What the exercise asks »
Identify and reproduce every line holding the string "this".

Plotting code records »

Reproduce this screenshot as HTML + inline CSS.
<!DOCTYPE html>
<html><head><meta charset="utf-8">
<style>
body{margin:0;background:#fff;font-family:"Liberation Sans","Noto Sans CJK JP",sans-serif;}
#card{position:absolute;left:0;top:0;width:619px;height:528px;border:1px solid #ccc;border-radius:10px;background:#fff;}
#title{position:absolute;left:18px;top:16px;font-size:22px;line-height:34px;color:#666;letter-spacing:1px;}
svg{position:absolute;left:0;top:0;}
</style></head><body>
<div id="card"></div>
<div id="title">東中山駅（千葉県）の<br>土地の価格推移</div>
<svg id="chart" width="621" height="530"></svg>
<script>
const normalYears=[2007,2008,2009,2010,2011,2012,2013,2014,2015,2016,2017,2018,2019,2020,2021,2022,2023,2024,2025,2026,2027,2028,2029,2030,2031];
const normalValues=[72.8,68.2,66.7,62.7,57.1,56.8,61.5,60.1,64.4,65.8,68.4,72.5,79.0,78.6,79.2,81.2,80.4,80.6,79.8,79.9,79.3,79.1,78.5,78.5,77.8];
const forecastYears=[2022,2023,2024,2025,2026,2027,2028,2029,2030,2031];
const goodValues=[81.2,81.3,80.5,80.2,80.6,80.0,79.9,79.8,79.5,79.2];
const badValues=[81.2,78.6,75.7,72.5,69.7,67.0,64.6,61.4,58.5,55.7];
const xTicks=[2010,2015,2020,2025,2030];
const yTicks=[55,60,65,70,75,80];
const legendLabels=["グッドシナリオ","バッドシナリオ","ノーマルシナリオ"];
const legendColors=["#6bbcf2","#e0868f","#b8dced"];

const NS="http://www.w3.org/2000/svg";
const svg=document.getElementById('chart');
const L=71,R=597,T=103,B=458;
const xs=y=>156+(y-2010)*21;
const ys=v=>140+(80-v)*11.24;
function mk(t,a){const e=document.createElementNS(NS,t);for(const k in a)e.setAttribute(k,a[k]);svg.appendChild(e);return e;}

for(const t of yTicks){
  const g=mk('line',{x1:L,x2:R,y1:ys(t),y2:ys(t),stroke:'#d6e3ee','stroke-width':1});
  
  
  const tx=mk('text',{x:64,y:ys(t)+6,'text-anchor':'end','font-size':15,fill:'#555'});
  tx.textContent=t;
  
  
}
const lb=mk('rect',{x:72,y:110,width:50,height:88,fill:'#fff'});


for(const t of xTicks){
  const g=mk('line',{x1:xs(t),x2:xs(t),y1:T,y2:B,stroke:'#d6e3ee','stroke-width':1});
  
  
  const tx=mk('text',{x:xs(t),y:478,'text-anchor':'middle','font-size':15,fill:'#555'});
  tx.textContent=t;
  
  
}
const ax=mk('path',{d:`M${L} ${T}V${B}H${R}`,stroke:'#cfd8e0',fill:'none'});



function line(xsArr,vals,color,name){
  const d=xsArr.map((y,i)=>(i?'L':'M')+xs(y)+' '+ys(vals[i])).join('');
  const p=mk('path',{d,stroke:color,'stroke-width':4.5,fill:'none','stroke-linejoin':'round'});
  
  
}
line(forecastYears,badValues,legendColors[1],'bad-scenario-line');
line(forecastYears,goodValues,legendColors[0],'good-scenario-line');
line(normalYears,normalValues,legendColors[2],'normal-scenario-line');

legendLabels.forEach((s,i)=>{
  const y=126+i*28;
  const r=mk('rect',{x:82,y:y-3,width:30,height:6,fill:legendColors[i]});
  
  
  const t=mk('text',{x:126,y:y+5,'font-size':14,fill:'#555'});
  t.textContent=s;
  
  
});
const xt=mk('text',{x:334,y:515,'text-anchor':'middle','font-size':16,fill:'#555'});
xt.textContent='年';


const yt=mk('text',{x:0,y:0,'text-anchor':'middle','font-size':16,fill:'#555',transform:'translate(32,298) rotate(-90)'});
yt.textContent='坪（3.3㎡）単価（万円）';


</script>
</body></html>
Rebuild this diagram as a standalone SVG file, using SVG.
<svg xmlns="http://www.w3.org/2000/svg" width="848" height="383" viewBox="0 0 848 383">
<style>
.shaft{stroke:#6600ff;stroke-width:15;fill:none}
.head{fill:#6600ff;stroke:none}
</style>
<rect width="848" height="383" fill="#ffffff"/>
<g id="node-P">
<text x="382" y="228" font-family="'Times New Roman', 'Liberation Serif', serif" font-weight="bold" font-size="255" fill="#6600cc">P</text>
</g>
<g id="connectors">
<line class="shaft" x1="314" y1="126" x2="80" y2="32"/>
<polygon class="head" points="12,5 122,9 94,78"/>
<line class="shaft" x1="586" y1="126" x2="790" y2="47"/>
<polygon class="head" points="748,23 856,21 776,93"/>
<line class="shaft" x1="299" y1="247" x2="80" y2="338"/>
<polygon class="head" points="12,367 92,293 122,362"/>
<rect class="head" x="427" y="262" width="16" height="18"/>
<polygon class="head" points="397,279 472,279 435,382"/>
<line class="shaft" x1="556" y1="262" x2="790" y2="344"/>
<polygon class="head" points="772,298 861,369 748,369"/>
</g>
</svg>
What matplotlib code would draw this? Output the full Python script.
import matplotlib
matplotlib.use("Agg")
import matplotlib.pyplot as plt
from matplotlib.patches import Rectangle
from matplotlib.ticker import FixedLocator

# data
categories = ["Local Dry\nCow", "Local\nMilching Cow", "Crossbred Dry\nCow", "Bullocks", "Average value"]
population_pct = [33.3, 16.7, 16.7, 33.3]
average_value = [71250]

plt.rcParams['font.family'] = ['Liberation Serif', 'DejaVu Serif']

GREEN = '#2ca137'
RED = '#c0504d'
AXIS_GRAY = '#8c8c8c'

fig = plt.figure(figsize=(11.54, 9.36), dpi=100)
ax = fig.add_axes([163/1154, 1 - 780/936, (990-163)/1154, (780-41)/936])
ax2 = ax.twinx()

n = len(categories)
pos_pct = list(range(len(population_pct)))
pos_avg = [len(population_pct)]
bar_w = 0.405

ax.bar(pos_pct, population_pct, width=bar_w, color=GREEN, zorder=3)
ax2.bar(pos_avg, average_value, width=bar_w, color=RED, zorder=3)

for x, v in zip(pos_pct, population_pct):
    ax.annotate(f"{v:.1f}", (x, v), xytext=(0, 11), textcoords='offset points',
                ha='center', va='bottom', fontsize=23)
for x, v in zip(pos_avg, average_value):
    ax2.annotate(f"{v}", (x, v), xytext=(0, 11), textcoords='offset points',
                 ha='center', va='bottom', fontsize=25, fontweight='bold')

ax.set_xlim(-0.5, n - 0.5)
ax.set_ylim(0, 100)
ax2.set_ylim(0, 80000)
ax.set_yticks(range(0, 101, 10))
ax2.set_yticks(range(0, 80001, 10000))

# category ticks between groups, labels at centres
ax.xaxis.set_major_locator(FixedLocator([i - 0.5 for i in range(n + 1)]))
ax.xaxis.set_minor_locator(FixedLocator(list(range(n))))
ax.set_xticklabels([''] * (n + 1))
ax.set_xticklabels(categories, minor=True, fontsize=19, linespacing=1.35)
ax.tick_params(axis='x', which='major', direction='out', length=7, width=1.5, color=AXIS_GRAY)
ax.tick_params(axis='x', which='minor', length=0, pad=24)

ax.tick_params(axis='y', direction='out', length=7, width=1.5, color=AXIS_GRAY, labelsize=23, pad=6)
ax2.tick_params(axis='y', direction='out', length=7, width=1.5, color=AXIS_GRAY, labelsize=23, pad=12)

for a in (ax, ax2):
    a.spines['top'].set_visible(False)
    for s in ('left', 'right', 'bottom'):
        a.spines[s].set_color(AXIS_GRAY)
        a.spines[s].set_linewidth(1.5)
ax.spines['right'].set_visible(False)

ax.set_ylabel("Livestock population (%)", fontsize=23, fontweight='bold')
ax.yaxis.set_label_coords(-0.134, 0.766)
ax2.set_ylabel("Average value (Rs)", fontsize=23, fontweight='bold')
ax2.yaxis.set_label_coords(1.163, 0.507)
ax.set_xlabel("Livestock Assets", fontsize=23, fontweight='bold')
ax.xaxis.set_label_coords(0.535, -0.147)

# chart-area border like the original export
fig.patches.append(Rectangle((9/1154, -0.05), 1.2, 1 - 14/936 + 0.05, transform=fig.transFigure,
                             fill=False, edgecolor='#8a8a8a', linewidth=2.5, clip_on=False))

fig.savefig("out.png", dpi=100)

Problem solution »
Reproduce this screenshot as HTML + inline CSS.
Rebuild this diagram as a standalone SVG file, using SVG.
What matplotlib code would draw this? Output the full Python script.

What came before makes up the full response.